Roland System-104 Sequencer
I started my sequencing career in 1976 using the Roland 104 Analog Sequencer, hooked up to the Moog Sonic Six – my first synthesizer.
The sequencer was originally part of the Roland System 100 Synthesizer system, but could be purchased individually, too. I hooked it up via a piece of copper wire to the Moog’s special trigger input and sequenced away happily. The 104 sequencer can be externally step triggered, so hooking it up to the trigger output on my Roland CR-78 Drum Machine produced my first synchronised performances between a sequencer and a drum machine, which I used for a lot of my first amateur recordings.

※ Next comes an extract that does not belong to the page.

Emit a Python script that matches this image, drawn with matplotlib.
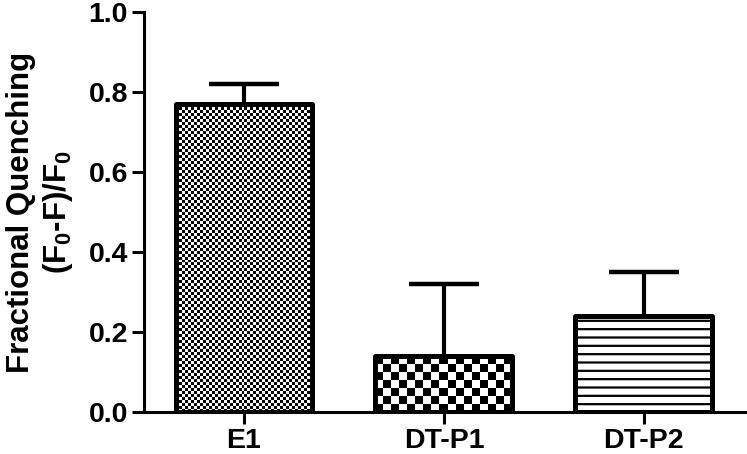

In what was probably the first ever Danish all-synthesizer band – Nous Yto – I even used the sequencer live on many occasions in the Copenhagen underground music scene. But with no Quantizing function available, the tuning was a challenge, and took a lot of time to get right before the start of each song.
Step it up
The sequencer is special in that it has 12-steps rather than the usual 8 or 16 steps. This actually encourages more adventurous time signatures and happy accidents.
The generous amount of inputs and control options, makes the 104 quite versatile. The build quality is sturdy and weighty, in line with the rest of the System-100, and with same colours and feel as the Roland SH-3A and SH-5 synthesizers.